Oh, okay. So, can we assume that the photons are uniformly distributed on the surface of the spherical wavefront? And the total number of photons emitted each second is 2.6688⋅10^17, so would $\frac{2.6688⋅10^{17}}{4 \pi r^2}$ represent the amount of photons per unit area? And as r increases, that is, the spherical wavefront moves further from the light source, the density decrease because the photon spread out?

That's the idea. If the total particle flux is $\Phi = 2.6688⋅10^{17}$ / second reaching the Gaussian surface of radius R, then what fraction passes through an aperture cut into its surface with the area of the eye's pupil (radius small r)?

 

[embphysics]

So, $\frac{2.6688⋅10^{17}}{4 \pi r^2}$ can be thought of our photon density. We want to solve for this when the the photon density is 6 photons reaching your eye each second.

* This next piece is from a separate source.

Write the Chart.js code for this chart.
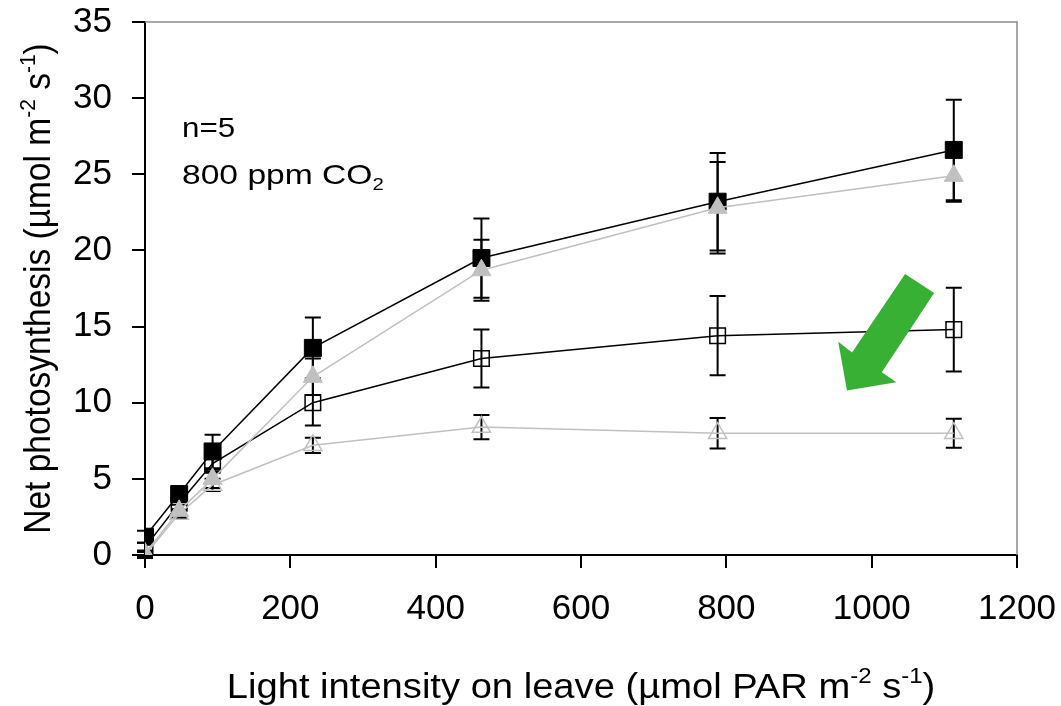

$\frac{2.6688⋅10^{17}}{4 \pi r^2} \cdot (4 \pi \cdot 7 \cdot 10^{-3}) = 6$ (On the LHS of the equation, the second term in the product is the surface area of the retina) So, would solving for r give me the maximum distance between the light source and observer?

 

[gneill]

That's the idea. You want to use the radius of the pupil in its area expression, and be sure to square it. Area has units of square meters. Symbolically, if R is the radius of the sphere and r the radius of the pupil, and if $\Phi$ is the total flux reaching the sphere (in particles per second), then the portion that enters the eye is:
$$\phi = \frac{4 \pi r^2}{4 \pi R^2} \Phi$$

The ratio of the areas is the ratio of the fluxes. Simplify and find R that meets your criterion.